I forgot to add in the earlier post that Du Tillot complained of Amalia's fondness for the guards and spending money on them so he had one regiment
replaced. I've also read that she played blind man's bluff with them. But didn't she also play with the beggars she allowed to live in the palace? So playing with the guards do not amount to outright affairs. Later on, she was also accused of having affairs with the grooms/stable boys, who were 'hunks'.

Well, Du Tillot's successor de Llano was also said to have 'entreated' her to end her 'immoral' lifestyle. I don't know where I read this, I think in Wikipedia much earlier. But how could de Llano do or say such a thing to her when both did not have confidence in each other? And he himself had a mistress. Amalia replied to Maria Theresa that she didn't want to give her confidence to anyone she did not know (and de Llano should be the first to earn her confidence, not her) and even alluded to de Llano's private life in stating her reasons for not trusting him (Maria Theresa demanded this).

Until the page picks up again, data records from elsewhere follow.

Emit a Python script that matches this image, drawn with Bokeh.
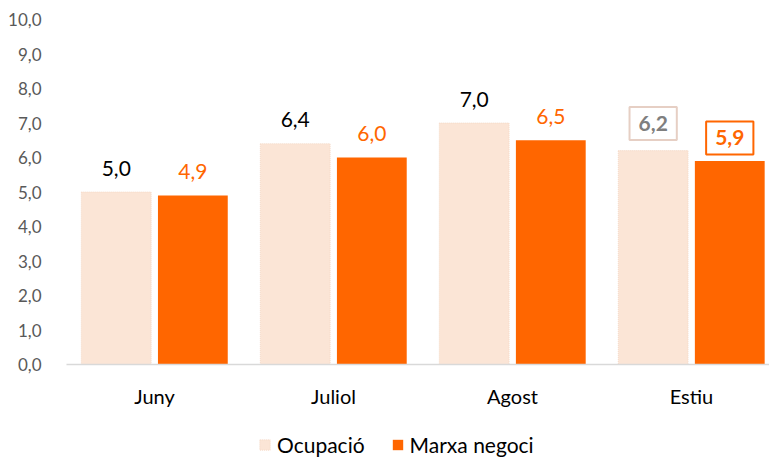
from bokeh.plotting import figure
from bokeh.layouts import column
from bokeh.models import ColumnDataSource, Legend, LegendItem, FixedTicker, Range1d
from bokeh.transform import dodge
from bokeh.core.properties import value
from bokeh.embed import file_html
from bokeh.resources import INLINE

categories = ["Juny", "Juliol", "Agost", "Estiu"]
ocupacio = [5.0, 6.4, 7.0, 6.2]
marxa = [4.9, 6.0, 6.5, 5.9]
y_ticks = [0, 1, 2, 3, 4, 5, 6, 7, 8, 9, 10]
series_names = ["Ocupació", "Marxa negoci"]

FONT = "Lato"
C_OCU = "#FBE5D6"
C_MAR = "#FF6600"

xs = list(range(len(categories)))
fmt = lambda v: f"{v:.1f}".replace(".", ",")

src = ColumnDataSource(dict(x=xs, ocu=ocupacio, mar=marxa))

p = figure(frame_width=703, frame_height=345, output_backend="svg", toolbar_location=None,
           x_range=Range1d(-0.492, 3.436), y_range=Range1d(0, 10),
           min_border_left=66, min_border_right=0, min_border_top=19, min_border_bottom=68)
p.outline_line_color = None
p.grid.grid_line_color = None

OCU_STYLE = dict(fill_color=C_OCU, line_color="#F3D5C2", line_dash="1 1", line_width=0.8)
MAR_STYLE = dict(fill_color=C_MAR, line_color=None)

p.vbar(x=dodge("x", -0.214, range=p.x_range), top="ocu", width=0.39, source=src, **OCU_STYLE)
p.vbar(x=dodge("x", 0.214, range=p.x_range), top="mar", width=0.39, source=src, **MAR_STYLE)

n = len(categories)
lbl_src = ColumnDataSource(dict(
    x=xs[:n-1], ocu=ocupacio[:n-1], mar=marxa[:n-1],
    ocu_lbl=[fmt(v) for v in ocupacio[:n-1]], mar_lbl=[fmt(v) for v in marxa[:n-1]],
))
p.text(x=dodge("x", -0.214, range=p.x_range), y="ocu", text="ocu_lbl", source=lbl_src,
       text_font=value(FONT), text_font_size="21px", text_color="#000000",
       text_align="center", text_baseline="middle", y_offset=-24)
p.text(x=dodge("x", 0.214, range=p.x_range), y="mar", text="mar_lbl", source=lbl_src,
       text_font=value(FONT), text_font_size="21px", text_color="#FF6600",
       text_align="center", text_baseline="middle", y_offset=-24)

last_src = ColumnDataSource(dict(
    x=xs[n-1:], ocu=ocupacio[n-1:], mar=marxa[n-1:],
    ocu_lbl=[fmt(v) for v in ocupacio[n-1:]], mar_lbl=[fmt(v) for v in marxa[n-1:]],
))
p.text(x=dodge("x", -0.214, range=p.x_range), y="ocu", text="ocu_lbl", source=last_src,
       text_font=value(FONT), text_font_size="21px", text_font_style="bold",
       text_color="#7F7F7F", text_align="center", text_baseline="middle", y_offset=-27,
       border_line_color="#E6CFC4", border_line_width=2, padding=9,
       background_fill_color="white")
p.text(x=dodge("x", 0.214, range=p.x_range), y="mar", text="mar_lbl", source=last_src,
       text_font=value(FONT), text_font_size="21px", text_font_style="bold",
       text_color="#FF6600", text_align="center", text_baseline="middle", y_offset=-23,
       border_line_color="#FF6600", border_line_width=2, padding=9,
       background_fill_color="white")

p.yaxis.ticker = FixedTicker(ticks=y_ticks)
p.yaxis.major_label_overrides = {t: fmt(t) for t in y_ticks}
p.yaxis.axis_line_color = None
p.yaxis.major_tick_line_color = None
p.yaxis.minor_tick_line_color = None
p.yaxis.major_label_text_font = FONT
p.yaxis.major_label_text_font_size = "17px"
p.yaxis.major_label_text_color = "#595959"
p.yaxis.major_label_standoff = 19

p.xaxis.ticker = FixedTicker(ticks=xs)
p.xaxis.major_label_overrides = {i: c for i, c in enumerate(categories)}
p.xaxis.axis_line_color = "#D9D9D9"
p.xaxis.axis_line_width = 1.5
p.xaxis.major_tick_line_color = None
p.xaxis.minor_tick_line_color = None
p.xaxis.major_label_text_font = FONT
p.xaxis.major_label_text_font_size = "20px"
p.xaxis.major_label_text_color = "#000000"
p.xaxis.major_label_standoff = 13

# legend strip below the chart (hidden renderers only feed the legend swatches)
lg = figure(width=769, height=25, output_backend="svg", toolbar_location=None,
            x_range=Range1d(-0.492, 3.436), y_range=Range1d(0, 10),
            x_axis_location=None, y_axis_location=None,
            min_border=0, min_border_left=0, min_border_right=0,
            min_border_top=0, min_border_bottom=0)
lg.outline_line_color = None
lg.grid.grid_line_color = None
k1 = lg.vbar(x="x", top="ocu", width=0.39, source=src, visible=False, **OCU_STYLE)
k2 = lg.vbar(x="x", top="mar", width=0.39, source=src, visible=False, **MAR_STYLE)
legend = Legend(items=[LegendItem(label=series_names[0], renderers=[k1]),
                       LegendItem(label=series_names[1], renderers=[k2])],
                orientation="horizontal", location=(192, 0),
                label_text_font=FONT, label_text_font_size="21px", label_text_color="#000000",
                glyph_width=13, glyph_height=13, label_standoff=6, spacing=26,
                label_height=21, padding=0, margin=0, border_line_color=None,
                background_fill_alpha=0, inactive_fill_alpha=0)
lg.add_layout(legend, "center")

layout = column(p, lg, spacing=0)
open("out.html", "w").write(file_html(layout, INLINE))
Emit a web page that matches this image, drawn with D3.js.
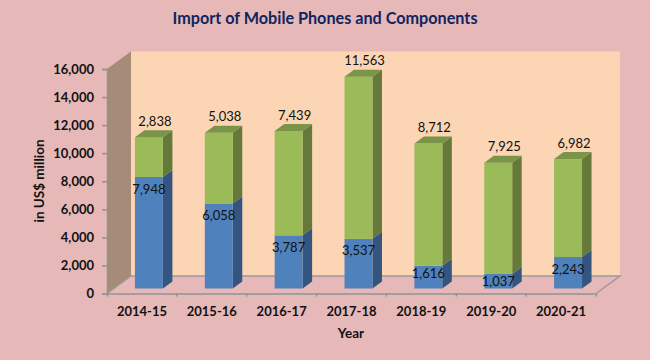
<!DOCTYPE html>
<html>
<head>
<meta charset="utf-8">
<script src="https://cdn.jsdelivr.net/npm/d3@7"></script>
<style>
  html, body { margin: 0; padding: 0; background: #E6B8B7; }
  svg { display: block; }
  text { font-family: Lato, "Open Sans", sans-serif; fill: #111; }
  .axis text { font-weight: 700; font-size: 13px; }
  .axis path, .axis line { stroke: #8E9499; stroke-width: 1.5px; }
</style>
</head>
<body>
<div id="chart"></div>
<script>
const years = ["2014-15", "2015-16", "2016-17", "2017-18", "2018-19", "2019-20", "2020-21"];
const mobilePhones = [7948, 6058, 3787, 3537, 1616, 1037, 2243];
const components = [2838, 5038, 7439, 11563, 8712, 7925, 6982];
const yTicks = [0, 2000, 4000, 6000, 8000, 10000, 12000, 14000, 16000];

const drawChart = () => {

  // DIMENSIONS
  const width = 650;
  const height = 360;
  const margin = {top: 69, right: 54, bottom: 66.5, left: 107};
  const wallDepth = {x: 24, y: -17.5}; // 3d wall offset
  const barDepth = {x: 9.5, y: -7};
  const barShift = {x: 7, y: -5}; // bars stand a little behind the front edge

  const svg = d3.select("#chart")
    .append("svg")
      .attr("width", width)
      .attr("height", height);

  // SCALES
  const xScale = d3.scaleBand()
    .domain(years)
    .range([margin.left, width - margin.right])
    .paddingInner(0)
    .paddingOuter(0);
  const yScale = d3.scaleLinear()
    .domain([0, 16000])
    .range([height - margin.bottom, margin.top]);
  const barWidth = xScale.bandwidth() * 0.4;

  const x0 = xScale.range()[0];
  const x1 = xScale.range()[1];
  const y0 = yScale(0);
  const yTop = yScale(16000);

  // WALLS
  svg.append("polygon")
    .attr("points", [[x0 + wallDepth.x, y0 + wallDepth.y], [x1 + wallDepth.x, y0 + wallDepth.y],
      [x1 + wallDepth.x, yTop + wallDepth.y], [x0 + wallDepth.x, yTop + wallDepth.y]].join(" "))
    .attr("fill", "#FCD5B5");
  svg.append("polygon")
    .attr("points", [[x0, y0], [x0 + wallDepth.x, y0 + wallDepth.y],
      [x0 + wallDepth.x, yTop + wallDepth.y], [x0, yTop]].join(" "))
    .attr("fill", "#A58B78");
  svg.append("polyline")
    .attr("points", [[x0, y0], [x0 + wallDepth.x, y0 + wallDepth.y], [x1 + wallDepth.x, y0 + wallDepth.y], [x1, y0]].join(" "))
    .attr("fill", "none")
    .attr("stroke", "#9A9A9A")
    .attr("stroke-width", 1.5);

  // AXES
  svg.append("g")
    .attr("class", "axis")
    .attr("transform", `translate(${x0}, 0)`)
    .call(d3.axisLeft(yScale).tickValues(yTicks).tickFormat(d3.format(",")).tickSize(5).tickPadding(8));

  const xAxis = d3.axisBottom(xScale).tickSize(0).tickPadding(13).tickSizeOuter(3);
  const xAxisG = svg.append("g")
    .attr("class", "axis")
    .attr("transform", `translate(0, ${y0})`)
    .call(xAxis);
  // ticks sit between the categories
  xAxisG.selectAll(".tick-sep")
    .data(years.slice(1))
    .join("line")
      .attr("class", "tick-sep")
      .attr("x1", d => xScale(d))
      .attr("x2", d => xScale(d))
      .attr("y1", 0)
      .attr("y2", 3);

  // BARS
  const stacked = years.map((year, i) => ({
    year,
    segments: [
      {start: 0, end: mobilePhones[i], value: mobilePhones[i], front: "#4F81BD", side: "#34557F", top: "#41699A"},
      {start: mobilePhones[i], end: mobilePhones[i] + components[i], value: components[i], front: "#9BBB59", side: "#64793A", top: "#7A9448"}
    ]
  }));

  const barLeft = d => xScale(d.year) + (xScale.bandwidth() - barWidth) / 2 + barShift.x;
  const barY = v => yScale(v) + barShift.y;

  const bars = svg.selectAll(".bar")
    .data(stacked)
    .join("g")
      .attr("class", "bar");

  bars.each(function(d) {
    const g = d3.select(this);
    const left = barLeft(d);
    d.segments.forEach((s, i) => {
      const yA = barY(s.start);
      const yB = barY(s.end);
      g.append("polygon")
        .attr("points", [[left + barWidth, yA], [left + barWidth + barDepth.x, yA + barDepth.y],
          [left + barWidth + barDepth.x, yB + barDepth.y], [left + barWidth, yB]].join(" "))
        .attr("fill", s.side);
      g.append("rect")
        .attr("x", left)
        .attr("y", yB)
        .attr("width", barWidth)
        .attr("height", yA - yB)
        .attr("fill", s.front);
      if (i === 1) {
        g.append("polygon")
          .attr("points", [[left, yB], [left + barDepth.x, yB + barDepth.y],
            [left + barWidth + barDepth.x, yB + barDepth.y], [left + barWidth, yB]].join(" "))
          .attr("fill", s.top);
      }
    });
  });

  // VALUE LABELS
  const labels = svg.append("g");
  stacked.forEach(d => {
    const cx = barLeft(d) + barWidth / 2;
    const [blue, green] = d.segments;
    const blueHeight = barY(blue.start) - barY(blue.end);
    labels.append("text")
      .attr("class", "value-label")
      .attr("x", cx)
      .attr("y", barY(blue.end) + (blueHeight < 30 ? 8 : 12))
      .attr("dy", "0.35em")
      .attr("text-anchor", "middle")
      .attr("font-size", 13)
      .text(d3.format(",")(blue.value));
    labels.append("text")
      .attr("class", "value-label")
      .attr("x", cx + 6)
      .attr("y", barY(green.end) - 16)
      .attr("dy", "0.35em")
      .attr("text-anchor", "middle")
      .attr("font-size", 13)
      .text(d3.format(",")(green.value));
  });

  // TITLES
  svg.append("text")
    .attr("x", 325)
    .attr("y", 24)
    .attr("text-anchor", "middle")
    .attr("font-size", 16.2)
    .attr("font-weight", 700)
    .style("fill", "#10255F")
    .text("Import of Mobile Phones and Components");

  svg.append("text")
    .attr("x", 351)
    .attr("y", 338)
    .attr("text-anchor", "middle")
    .attr("font-size", 13.5)
    .attr("font-weight", 700)
    .text("Year");

  svg.append("text")
    .attr("transform", "translate(44, 181) rotate(-90)")
    .attr("text-anchor", "middle")
    .attr("font-size", 13.5)
    .attr("font-weight", 700)
    .text("in US$ million");
};

drawChart();
</script>
</body>
</html>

At the forum I mentioned earlier (a French one), it was said that she tried to 'forget' her marriage with said affairs. A charge highly unlikely since we see her declaring in 1772 that she loved her husband very much (in spite of Ferdinand's infidelities). In the same forum, I've read that Maria Theresa in 1772 thought Amalia continued to
misbehave on 3 counts: 1) she continued to dominate her husband; 2) she continued to meddle in political affairs (despite her denials); and 3) there were entertainments at Sala Baganza (where she had her country house/hunting lodge) and at the palace in Colorno that Maria Theresa thought were unsuitable or inappropriate. We know the replies of Amalia to her mother's accusations based on replies #18 and 19 of this thread, when MT sent her that list of prescribed rules on her behavior through Count Rosenberg. But I don't think anyone can classify any of the accusations MT made against her as evil or 'mortal sins'.